If you're able to reproduce this reliably, look into whether making
sshCachingParams
return [] and thus get rid of this ssh connection caching somehow avoids the problem?I did the test without the cache system and it was not better (same error message). Then I removed /usr/local/propellor and run propellor from scratch-> it worked
So now I have a working propellor directory and a non working one.
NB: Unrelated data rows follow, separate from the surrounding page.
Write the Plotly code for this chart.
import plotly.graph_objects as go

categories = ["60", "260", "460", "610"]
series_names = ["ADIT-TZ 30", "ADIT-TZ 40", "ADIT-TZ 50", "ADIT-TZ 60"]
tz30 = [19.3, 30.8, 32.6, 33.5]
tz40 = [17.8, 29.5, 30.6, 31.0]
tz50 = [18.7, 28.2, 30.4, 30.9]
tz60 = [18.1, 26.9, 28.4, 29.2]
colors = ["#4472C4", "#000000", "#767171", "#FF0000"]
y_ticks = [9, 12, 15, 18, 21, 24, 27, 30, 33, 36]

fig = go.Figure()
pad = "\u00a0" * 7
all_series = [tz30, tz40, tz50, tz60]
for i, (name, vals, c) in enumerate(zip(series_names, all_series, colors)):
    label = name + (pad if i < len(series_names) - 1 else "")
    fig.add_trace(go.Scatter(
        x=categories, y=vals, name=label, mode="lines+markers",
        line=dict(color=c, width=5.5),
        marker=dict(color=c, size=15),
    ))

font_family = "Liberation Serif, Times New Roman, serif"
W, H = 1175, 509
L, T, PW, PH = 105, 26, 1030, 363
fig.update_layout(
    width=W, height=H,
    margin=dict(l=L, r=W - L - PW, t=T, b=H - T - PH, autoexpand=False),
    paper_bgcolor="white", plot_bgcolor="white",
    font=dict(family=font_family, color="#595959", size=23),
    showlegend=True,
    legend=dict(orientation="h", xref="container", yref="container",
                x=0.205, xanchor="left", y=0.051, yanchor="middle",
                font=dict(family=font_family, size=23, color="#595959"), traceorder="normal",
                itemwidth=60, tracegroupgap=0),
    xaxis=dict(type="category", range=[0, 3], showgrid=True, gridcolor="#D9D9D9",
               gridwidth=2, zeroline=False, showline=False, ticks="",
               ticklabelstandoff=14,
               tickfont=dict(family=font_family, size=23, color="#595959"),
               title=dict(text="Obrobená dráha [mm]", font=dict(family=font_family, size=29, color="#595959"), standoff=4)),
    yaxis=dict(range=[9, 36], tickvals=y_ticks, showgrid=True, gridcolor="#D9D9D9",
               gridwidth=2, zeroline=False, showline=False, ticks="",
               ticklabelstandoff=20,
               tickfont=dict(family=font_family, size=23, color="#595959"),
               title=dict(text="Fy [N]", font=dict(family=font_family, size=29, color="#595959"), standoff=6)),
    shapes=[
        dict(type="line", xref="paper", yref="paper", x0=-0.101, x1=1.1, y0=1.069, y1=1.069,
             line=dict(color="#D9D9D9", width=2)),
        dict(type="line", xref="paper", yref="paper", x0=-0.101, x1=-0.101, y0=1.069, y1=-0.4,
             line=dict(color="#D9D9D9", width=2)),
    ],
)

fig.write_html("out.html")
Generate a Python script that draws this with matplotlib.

I checked that putting back the old /usr/local/propellor cause the same trouble.
If you want I can send you in private both version of the directory.
Ah, that makes much more sense; rather than a strange ssh problem, propellor is apparently exiting 0 w/o doing anything when run with
./propellor --continue 'SimpleRun "xxx"'
or something close to that.So, this might have to do with the old propellor not supporting SimpleRun, which was added back in 0.4.0.
Or, more likely, it's broken in some way that makes it not do anything when asked to so a SimpleRun for a particular host.
You can probably try running the old propellor with that SimpleRun parameter and the command line and get a better feel for what it's doing, and if desired, bisect or otherwise instrument the program to see why it behaved this way.
Good root@xxxx:/usr/local/propellor.good/dist/build/propellor-config# ls -l -rwxr-xr-x 1 root root 6359256 sept. 23 09:34 propellor-config drwxr-xr-x 4 root root 4096 sept. 23 09:34 propellor-config-tmp
Bad root@xxxx:/usr/local/propellor.bad/dist/build/propellor-config# ls -l total 4 -rwxr-xr-x 1 root root 0 sept. 14 14:05 propellor-config drwxr-xr-x 4 root root 4096 sept. 14 14:05 propellor-config-tmp
ok so it seems that propellor-config is empty ??? for the bad version.
Now I understand better why nothing happened So maybe the power outrage was done during the compilation of the propellor-config executable. Maybe something can be done in order to avoid producing this empty file. Maybe just keep the old version of propellor-config until the new propellor-config is ready to replace it.
Ah, I remember seeing this once myself. ghc and cabal don't get the binary updated atomically.
I've got a fix on the joeyconfig branch, it makes sure the binary is built and then atomically updates a copy that's used to run propellor.